Dr. Erica L. Gaston is no longer with the Carnegie Endowment for International Peace.
Dr. Erica L. Gaston is a nonresident scholar at the Carnegie Endowment for International Peace. She is also the senior policy advisor and head of Conflict Prevention and Sustaining Peace Programme at the United Nations University Centre for Policy Research. Prior to joining UNU, Dr. Gaston worked for fifteen years as a practitioner, lawyer, and conflict analyst, focusing on issues of conflict-related human rights and civilian protection, rule of law development and security sector governance, and proxy and substate conflict dynamics. She has significant field experience in Afghanistan, Iraq, Yemen, Syria, and Pakistan, among other places.
Dr. Gaston previously served as project manager with the Global Public Policy Institute in Berlin, where she oversaw a multiyear project mapping and analyzing the influence of nonstate and substate armed groups in Iraq, Afghanistan, and Syria, and also developed research on harmonizing reporting in humanitarian reform, advancing legal education and rights-based protection, and other rule of law and conflict resolution support in several conflict-affected or transitioning countries. Prior to that, she led the rule of law portfolios for the United States Institute of Peace’s work in Afghanistan and Yemen, with a focus on conflict resolution, women’s access to justice, security sector transition, and informal justice. She worked for a number of years with the Center for Civilians in Conflict and then the Open Society Foundations leading documentation and advocacy on civilian protection and conflict-related human rights in Afghanistan and Pakistan, and contributing to grantmaking and civil society support.

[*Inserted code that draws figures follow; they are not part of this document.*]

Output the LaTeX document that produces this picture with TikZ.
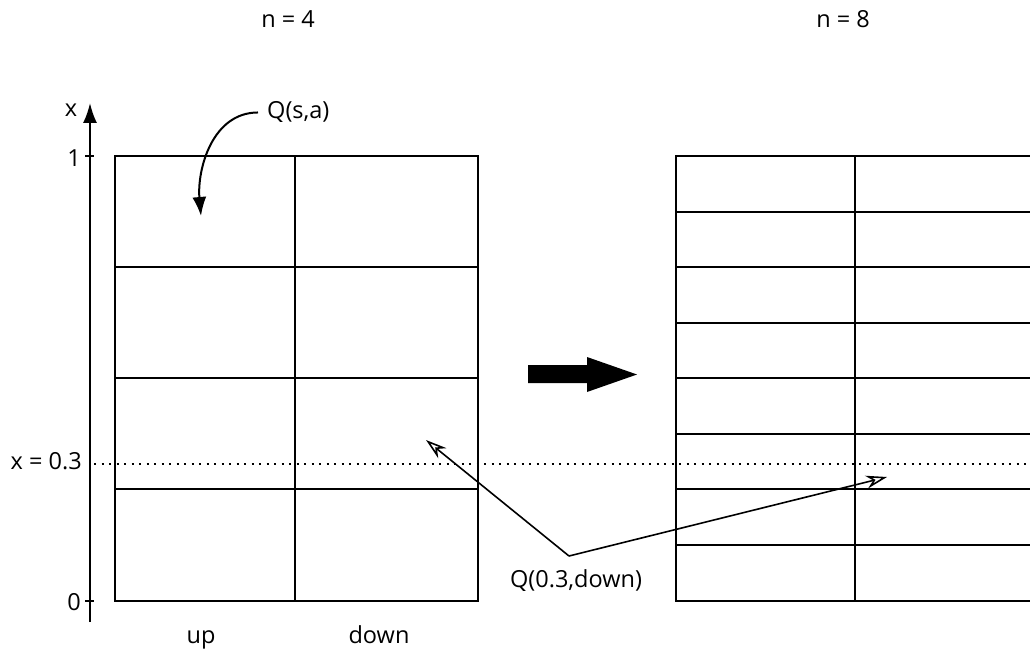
\documentclass[tikz,border=0pt]{standalone}
\usepackage{fontspec}
\setmainfont{Open Sans}
\usetikzlibrary{arrows.meta, positioning, calc}

\begin{document}
\begin{tikzpicture}[
  x=1pt, y=-1pt,
  grid/.style={line width=2pt},
  lbl/.style={anchor=base, inner sep=0pt, font=\fontsize{23.5}{28}\selectfont},
  pointer/.style={line width=1.6pt, -{Stealth[open, length=21pt, width=13pt]}},
  bent/.style={line width=2pt, -{Latex[length=19pt, width=14pt]}}
]
  \useasboundingbox (0,0) rectangle (1030,650);

  % left table, n = 4
  \draw[grid] (115,156) rectangle (478,601);
  \draw[grid] (295,156) -- (295,601);
  \foreach \y in {267,378,489}
    \draw[grid] (115,\y) -- (478,\y);

  % right table, n = 8 (runs off the right edge)
  \draw[grid] (1030,156) -- (676,156) -- (676,601) -- (1030,601);
  \draw[grid] (855,156) -- (855,601);
  \foreach \y in {212,267,323,378,434,489,545}
    \draw[grid] (676,\y) -- (1030,\y);

  % axis
  \coordinate (abot) at (90,622);
  \coordinate (atop) at (90,103);
  \draw[grid, -{Latex[length=20pt, width=14pt]}] (abot) -- (atop);
  \draw[grid] (85,156) -- (94,156);
  \draw[grid] (85,601) -- (94,601);

  \node[lbl] (xlab) at (71,117) {x};
  \node[lbl] (one)  at (74,166) {1};
  \node[lbl] (zero) at (74,610) {0};
  \node[lbl, anchor=base east] (xval) at (82,469) {x = 0.3};

  % x = 0.3 cut
  \coordinate (cutl) at (94,464);
  \coordinate (cutr) at (1030,464);
  \draw[line width=2pt, dash pattern=on 2pt off 5.5pt] (cutl) -- (cutr);

  \node[lbl] (nfour)  at (288,28) {n = 4};
  \node[lbl] (neight) at (843,28) {n = 8};
  \node[lbl] (up)     at (201,643) {up};
  \node[lbl] (down)   at (379,643) {down};
  \node[lbl, anchor=base west] (qsa) at (267,119) {Q(s,a)};
  \node[lbl] (qdown)  at (576,587) {Q(0.3,down)};

  % pointers
  \coordinate (cell)  at (201,216);
  \coordinate (apex)  at (569,556);
  \coordinate (cella) at (426,440);
  \coordinate (cellb) at (887,477);
  \draw[bent] ([xshift=-9pt]qsa.west) to[out=180, in=95] (cell);
  \draw[pointer] (apex) -- (cella);
  \draw[pointer] (apex) -- (cellb);

  % refine arrow
  \fill (528,365) -- (587,365) -- (587,357) -- (637,374.5)
    -- (587,392) -- (587,383) -- (528,383) -- cycle;
\end{tikzpicture}
\end{document}
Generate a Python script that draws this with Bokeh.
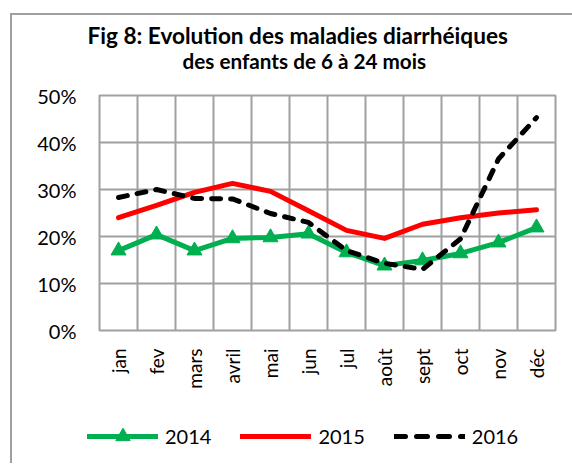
from bokeh.plotting import figure
from bokeh.models import (FixedTicker, NumeralTickFormatter, Legend, LegendItem,
                          Title, Range1d)
from bokeh.layouts import column, row
from bokeh.embed import file_html
from bokeh.resources import INLINE
import math

months = ["jan", "fev", "mars", "avril", "mai", "jun", "jul", "août", "sept", "oct", "nov", "déc"]
y2014 = [17.0, 20.4, 17.0, 19.6, 19.8, 20.6, 16.6, 13.8, 14.9, 16.4, 18.7, 21.9]
y2015 = [24.0, 26.6, 29.4, 31.3, 29.6, 25.5, 21.3, 19.6, 22.6, 24.0, 25.0, 25.7]
y2016 = [28.3, 30.0, 28.1, 28.0, 24.9, 23.0, 17.0, 14.3, 13.0, 19.5, 36.5, 45.3]
yticks = [0, 0.1, 0.2, 0.3, 0.4, 0.5]
series_names = ["2014", "2015", "2016"]
title1 = "Fig 8: Evolution des maladies diarrhéiques"
title2 = "des enfants de 6 à 24 mois"

xs = [i + 0.5 for i in range(len(months))]
f14 = [v / 100 for v in y2014]
f15 = [v / 100 for v in y2015]
f16 = [v / 100 for v in y2016]

FONT = "Lato"
GRID = "#a0a0a0"
GREEN, RED, BLACK = "#00B050", "#FF0000", "black"

p = figure(frame_width=456, frame_height=235, output_backend="svg", toolbar_location=None,
           x_range=Range1d(0, 12), y_range=Range1d(0, 0.5),
           min_border_left=87, min_border_right=16, min_border_top=80, min_border_bottom=80)
p.background_fill_color = "white"
p.border_fill_color = "white"
p.outline_line_color = GRID
p.outline_line_width = 2

p.xaxis.ticker = FixedTicker(ticks=xs)
p.xaxis.major_label_overrides = {x: m for x, m in zip(xs, months)}
p.xaxis.major_label_orientation = math.pi / 2
p.xgrid.ticker = FixedTicker(ticks=list(range(13)))
p.yaxis.ticker = FixedTicker(ticks=yticks)
p.yaxis.formatter = NumeralTickFormatter(format="0%")

for ax in (p.xaxis, p.yaxis):
    ax.axis_line_color = None
    ax.major_tick_line_color = None
    ax.minor_tick_line_color = None
    ax.major_tick_out = 0
    ax.major_tick_in = 0
    ax.major_label_text_font = FONT
    ax.major_label_text_color = "black"
p.yaxis.major_label_text_font_size = "20px"
p.xaxis.major_label_text_font_size = "19px"
p.yaxis.major_label_standoff = 23
p.xaxis.major_label_standoff = 18

for g in (p.xgrid, p.ygrid):
    g.grid_line_color = GRID
    g.grid_line_width = 2

p.line(xs, f14, line_color=GREEN, line_width=5, line_join="round")
p.scatter(xs, f14, marker="triangle", size=15, fill_color=GREEN, line_color=GREEN)
p.line(xs, f15, line_color=RED, line_width=5, line_join="round", line_cap="round")
p.line(xs, f16, line_color=BLACK, line_width=5, line_dash="9 10", line_cap="round",
       line_join="round")

p.title.text = title1
p.title.align = "left"
p.title.offset = -12
p.title.standoff = -50
p.title.text_font = FONT
p.title.text_font_style = "bold"
p.title.text_font_size = "22.6px"
p.title.text_color = "black"
p.add_layout(Title(text=title2, align="left", offset=83, standoff=46, text_font=FONT,
                   text_font_style="bold", text_font_size="20.7px", text_color="black"),
             "above")

# legend strip below the chart: same series, y range chosen so no data shows in it
q = figure(width=560, height=53, output_backend="svg", toolbar_location=None,
           x_range=Range1d(0, 12), y_range=Range1d(2, 3),
           x_axis_type=None, y_axis_type=None,
           min_border_left=0, min_border_right=0, min_border_top=0, min_border_bottom=0)
q.outline_line_color = None
q.grid.visible = False
q.background_fill_color = "white"
q.border_fill_color = "white"
k14 = q.line(xs, f14, line_color=GREEN, line_width=5, line_cap="round")
k14m = q.scatter(xs, f14, marker="triangle", size=15, fill_color=GREEN, line_color=GREEN)
k15 = q.line(xs, f15, line_color=RED, line_width=5, line_cap="round")
k16 = q.line(xs, f16, line_color=BLACK, line_width=5, line_dash="11 11", line_cap="round")

legend = Legend(items=[LegendItem(label=series_names[0], renderers=[k14, k14m]),
                       LegendItem(label=series_names[1], renderers=[k15]),
                       LegendItem(label=series_names[2], renderers=[k16])],
                orientation="horizontal", location=(75, 9),
                padding=0, margin=0, spacing=29, label_standoff=7,
                glyph_width=71, glyph_height=36,
                border_line_color=None, background_fill_alpha=0,
                label_text_font=FONT, label_text_font_size="20px",
                label_text_color="black")
q.add_layout(legend, "center")

lay = column(p, row(q), spacing=0)
lay.margin = (13, 0, 0, 10)
lay.styles = {"border-left": "2px solid #a0a0a0", "border-top": "2px solid #a0a0a0"}

open("out.html", "w").write(file_html(lay, INLINE))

Gaston has published and provided commentary widely, including on Lawfare, War on the Rocks, the Guardian, Foreign Policy, CNN, Al Jazeera, the BBC and others. Her legal scholarship, including publications in the Harvard International Law Journal, and the Harvard National Security Law Journal, has examined changing norms and practice in unit and sovereign self-defense, in privatized warfare, and in other areas of international humanitarian law. She has also edited several book compendiums focused on the changing norms and practices in twenty-first century conflict, including Laws of War & 21st Century Conflict (IDEA Press, 2012), and Ethics of 21st Century Military Conflict (IDEA Press, 2012, co-edited with Patti Lenard). She has been a recipient of the German Chancellor Fellowship, the Gates Cambridge Scholarship, and previously served as a term member at the Council in Foreign Relations.